To my surprise, data suggested that Pittsburgh public transit has remarkable punctuality (atleast towards the center of the city). And they have been very consistent about this throughout the past 3 years and across the garages.
I have baked in 'Will my transit be on time?' functionality in the application. Hope this helps some users be informed about any possible delays.
I have decided to go with a pydeck interactive map visualization using hexagon layers to depict OTPs. Hexagon layers were used because of how well they use the third dimension of the map to encode a bounded numerical datapoint. They are easy to interpret and allow panning and zooming. I have used a column layer to depict the garage locations for reference.
Pydeck heatmaps were a possible alternative to this. They encode numerical data in color and make the graph look cleaner. But the problem with pydeck's heatmaps was that they were slow to respond to interactions like zooming and panning. Also, they do not engage as well a hexagonal layer in general because of lack of a third dimension.
I have decided to go with a line chart offered by streamlit for this. This was a pretty easy decision as this was a time series data and nothing depicts the trends in a time series as well as a line chart to a common user.
Seaborn/Matplotlib line chart were a possible alternative to this but they are simply not as good looking (without any design changes)/ polished as the integrated line charts of streamlit.
I have to give credit to the streamlit implementation of metrics component. It is a well thought out offering which looks good and is useful in many scenarios. This component inspired this particular module of my application. Hence, it was an obvious choice for this encoding.
This is a solo project. I spent approximately 15 hours on this project.
Most of the time was spent on learning the streamlit framework by experimenting with the demo codes provided by streamlit. I also spent a significant amount of time discussing with some friends and relatives about what datasets I could consider to ask an interesting question. Fortunately, I stumbled across these datasets when I was looking to find some data about the city I live in.

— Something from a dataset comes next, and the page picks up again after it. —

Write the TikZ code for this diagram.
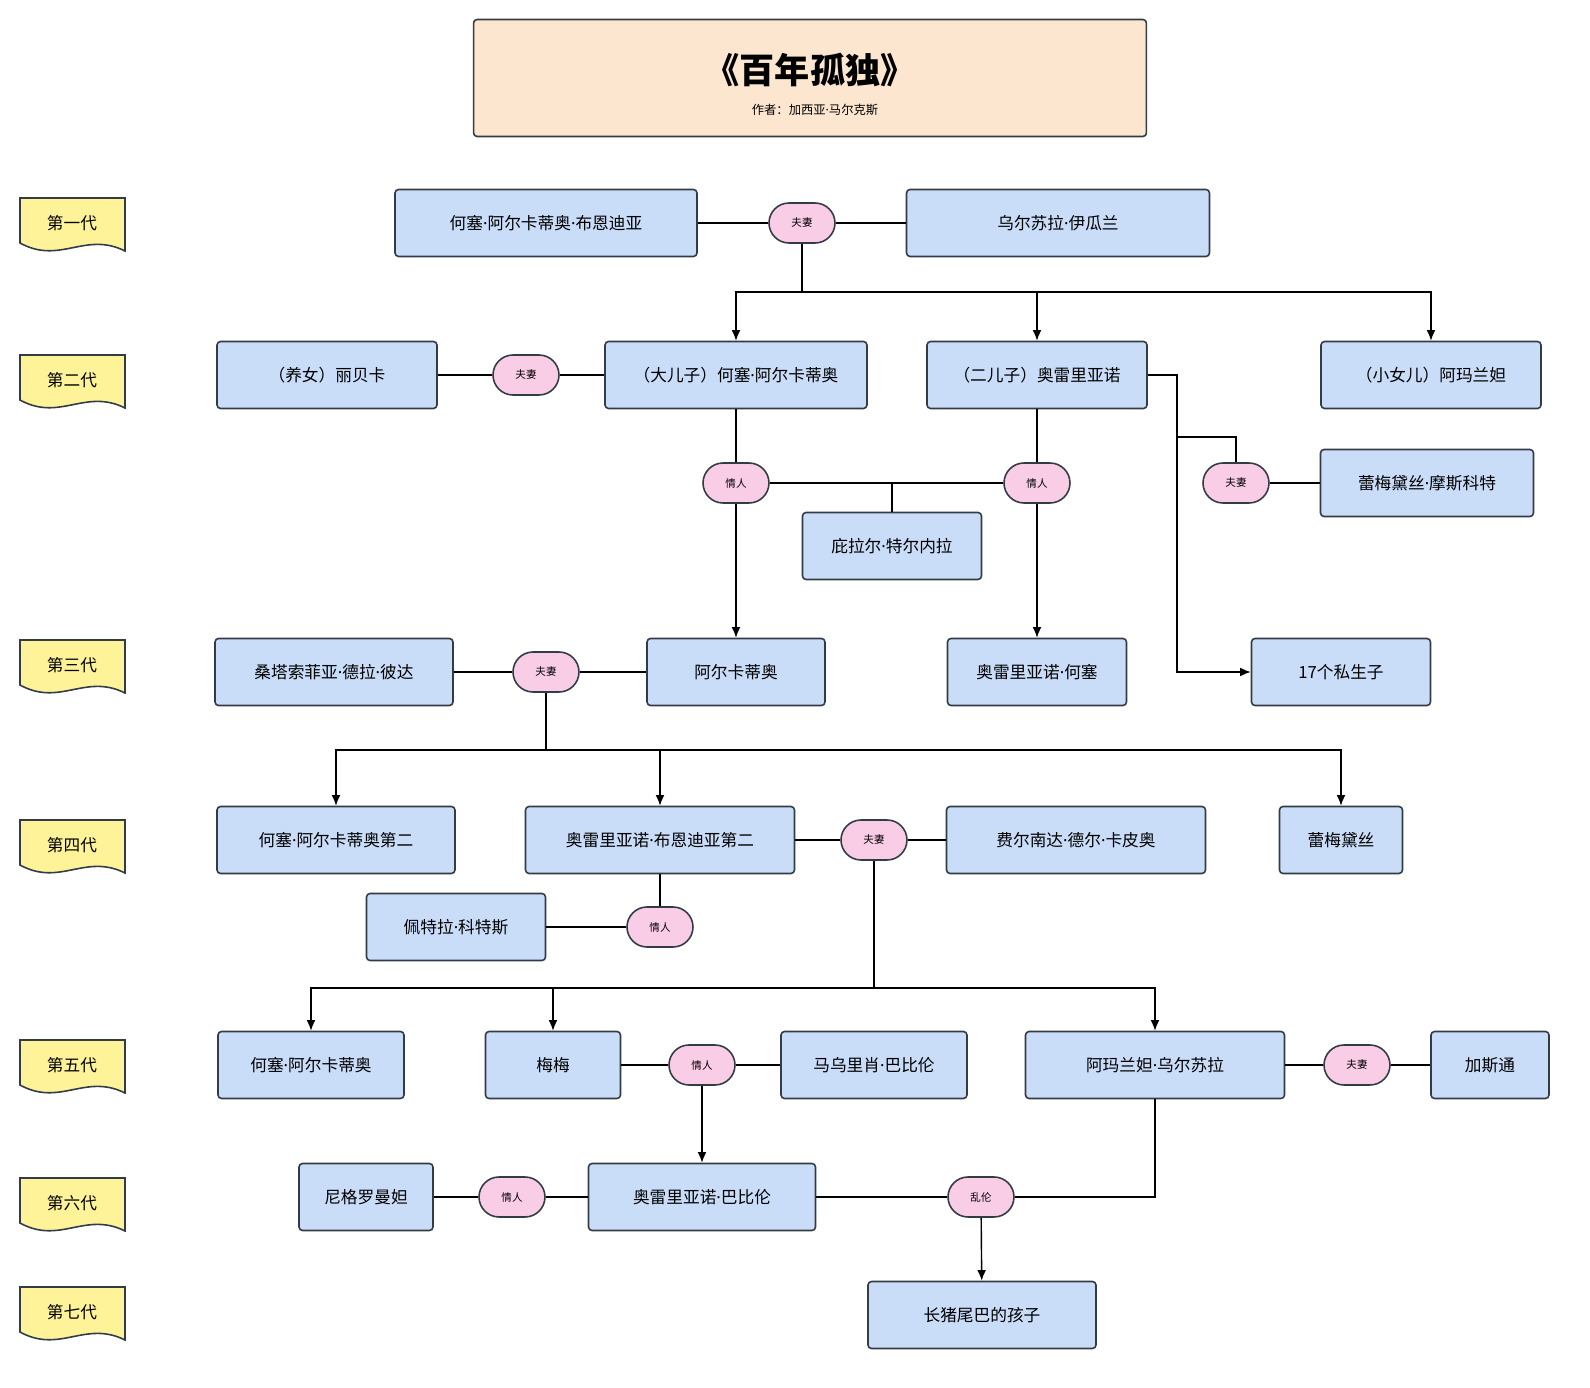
\documentclass[tikz,border=0pt]{standalone}
\usepackage{fontspec}
\setmainfont{Noto Sans CJK SC}
\newfontfamily\latinfont{Noto Sans}
\newcommand{\dt}{{\latinfont ·}}
\usetikzlibrary{arrows.meta}

\definecolor{personfill}{HTML}{C9DCF8}
\definecolor{tagfill}{HTML}{F9CDE6}
\definecolor{genfill}{HTML}{FFF39A}
\definecolor{titlefill}{HTML}{FCE6D0}
\definecolor{edge}{HTML}{333B45}

\tikzset{
  person/.style={draw=edge, fill=personfill, line width=0.9pt, rounded corners=2pt,
    minimum height=1.34cm, inner sep=0pt, font=\fontsize{9.5}{11}\selectfont},
  tag/.style={draw=edge, fill=tagfill, line width=0.9pt, rounded corners=0.4cm,
    minimum width=1.32cm, minimum height=0.8cm, inner sep=0pt, font=\fontsize{6}{7}\selectfont},
  link/.style={draw=black, line width=0.8pt},
  arrow/.style={link, -{Latex[length=6pt,width=5pt]}}
}

\begin{document}
\begin{tikzpicture}[x=0.02cm, y=-0.02cm]
    \useasboundingbox (0,0) rectangle (1590,1388);

    % Title
    \node[draw=edge, fill=titlefill, line width=0.9pt, rounded corners=2pt,
      minimum width=13.46cm, minimum height=2.34cm] (title) at (810,78) {};
    \node[font=\bfseries\fontsize{20}{24}\selectfont] (name) at (810,70) {《百年孤独》};
    \node[font=\fontsize{7}{8}\selectfont] (author) at (815,110) {作者：加西亚\dt 马尔克斯};

    % Generation labels
    \foreach \y/\t [count=\i] in {223/第一代, 380/第二代, 665/第三代, 845/第四代,
        1065/第五代, 1203/第六代, 1312/第七代}{
      \draw[fill=genfill, draw=edge, line width=0.9pt] (20,\y-25) -- (125,\y-25) -- (125,\y+28)
        .. controls (85,\y+8) and (60,\y+42) .. (20,\y+20) -- cycle;
      \node[font=\fontsize{9.5}{11}\selectfont] (gen\i) at (72,\y) {\t};
    }

    % First generation
    \node[person, minimum width=6.04cm] (jab) at (546,223) {何塞\dt 阿尔卡蒂奥\dt 布恩迪亚};
    \node[person, minimum width=6.06cm] (urs) at (1058,223) {乌尔苏拉\dt 伊瓜兰};
    \node[tag] (t1) at (802,223) {夫妻};

    % Second generation
    \node[person, minimum width=4.4cm] (reb) at (327,375) {（养女）丽贝卡};
    \node[tag] (t2) at (526,375) {夫妻};
    \node[person, minimum width=5.24cm] (ja) at (736,375) {（大儿子）何塞\dt 阿尔卡蒂奥};
    \node[person, minimum width=4.4cm] (aur) at (1037,375) {（二儿子）奥雷里亚诺};
    \node[person, minimum width=4.4cm] (ama) at (1431,375) {（小女儿）阿玛兰妲};
    \node[tag] (t3) at (736,483) {情人};
    \node[tag] (t4) at (1037,483) {情人};
    \node[person, minimum width=3.58cm] (pil) at (892,546) {庇拉尔\dt 特尔内拉};
    \node[tag] (t5) at (1236,483) {夫妻};
    \node[person, minimum width=4.26cm] (rem) at (1427,483) {蕾梅黛丝\dt 摩斯科特};

    % Third generation
    \node[person, minimum width=4.76cm] (san) at (334,672) {桑塔索菲亚\dt 德拉\dt 彼达};
    \node[tag] (t6) at (546,672) {夫妻};
    \node[person, minimum width=3.56cm] (arc) at (736,672) {阿尔卡蒂奥};
    \node[person, minimum width=3.58cm] (aj) at (1037,672) {奥雷里亚诺\dt 何塞};
    \node[person, minimum width=3.58cm] (sev) at (1341,672) {17个私生子};

    % Fourth generation
    \node[person, minimum width=4.76cm] (jas) at (336,840) {何塞\dt 阿尔卡蒂奥第二};
    \node[person, minimum width=5.38cm] (ab) at (660,840) {奥雷里亚诺\dt 布恩迪亚第二};
    \node[tag] (t7) at (874,840) {夫妻};
    \node[person, minimum width=5.18cm] (fer) at (1076,840) {费尔南达\dt 德尔\dt 卡皮奥};
    \node[person, minimum width=2.46cm] (rb) at (1341,840) {蕾梅黛丝};
    \node[person, minimum width=3.58cm] (pet) at (456,927) {佩特拉\dt 科特斯};
    \node[tag] (t8) at (660,927) {情人};

    % Fifth generation
    \node[person, minimum width=3.72cm] (jo) at (311,1065) {何塞\dt 阿尔卡蒂奥};
    \node[person, minimum width=2.7cm] (mem) at (553,1065) {梅梅};
    \node[tag] (t9) at (702,1065) {情人};
    \node[person, minimum width=3.72cm] (mau) at (874,1065) {马乌里肖\dt 巴比伦};
    \node[person, minimum width=5.18cm] (amu) at (1155,1065) {阿玛兰妲\dt 乌尔苏拉};
    \node[tag] (t10) at (1357,1065) {夫妻};
    \node[person, minimum width=2.36cm] (gas) at (1490,1065) {加斯通};

    % Sixth and seventh generation
    \node[person, minimum width=2.68cm] (nig) at (366,1197) {尼格罗曼妲};
    \node[tag] (t11) at (512,1197) {情人};
    \node[person, minimum width=4.54cm] (aub) at (702,1197) {奥雷里亚诺\dt 巴比伦};
    \node[tag] (t12) at (981,1197) {乱伦};
    \node[person, minimum width=4.56cm] (kid) at (982,1315) {长猪尾巴的孩子};

    % Couples and lovers
    \draw[link] (jab) -- (t1) -- (urs);
    \draw[link] (reb) -- (t2) -- (ja);
    \draw[link] (ja) -- (t3);
    \draw[link] (aur) -- (t4);
    \draw[link] (t3) -| (pil.north);
    \draw[link] (t4) -| (pil.north);
    \draw[link] (t5) -- (rem);
    \draw[link] (san) -- (t6) -- (arc);
    \draw[link] (ab) -- (t7) -- (fer);
    \draw[link] (ab) -- (t8);
    \draw[link] (pet) -- (t8);
    \draw[link] (mem) -- (t9) -- (mau);
    \draw[link] (amu) -- (t10) -- (gas);
    \draw[link] (nig) -- (t11) -- (aub);
    \draw[link] (aub) -- (t12);
    \draw[link] (amu.south) |- (t12.east);

    % Children
    \coordinate (b1) at (802,292);
    \draw[link] (t1) -- (b1);
    \draw[arrow] (b1) -| (ja.north);
    \draw[arrow] (b1) -| (aur.north);
    \draw[arrow] (b1) -| (ama.north);
    \draw[arrow] (t3) -- (arc);
    \draw[arrow] (t4) -- (aj);
    \coordinate (b2) at (1177,437);
    \draw[link] (aur.east) -| (b2) -| (t5.north);
    \draw[arrow] (b2) |- (sev.west);
    \coordinate (b3) at (546,750);
    \draw[link] (t6) -- (b3);
    \draw[arrow] (b3) -| (jas.north);
    \draw[arrow] (b3) -| (ab.north);
    \draw[arrow] (b3) -| (rb.north);
    \coordinate (b4) at (874,988);
    \draw[link] (t7) -- (b4);
    \draw[arrow] (b4) -| (jo.north);
    \draw[arrow] (b4) -| (mem.north);
    \draw[arrow] (b4) -| (amu.north);
    \draw[arrow] (t9) -- (aub);
    \draw[arrow] (t12) -- (kid);

\end{tikzpicture}
\end{document}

a. Learning streamlit and experimentation - 3 hours
b. Exploring the datasets and selecting one (two, in my case) - 4 hours
c. Experiementing with pydeck - 2 hours
d. Writing the application - 5 hours
e. Figuring out deployment - 1 hour
a. Is there correlation between the income of a particular location in Pittsburgh and the proportion of people from a particular ethnicity living in there? I explored census datasets extensively for this. b. Is there a correlation between OTP of the transit system in a region and the income of the people living there?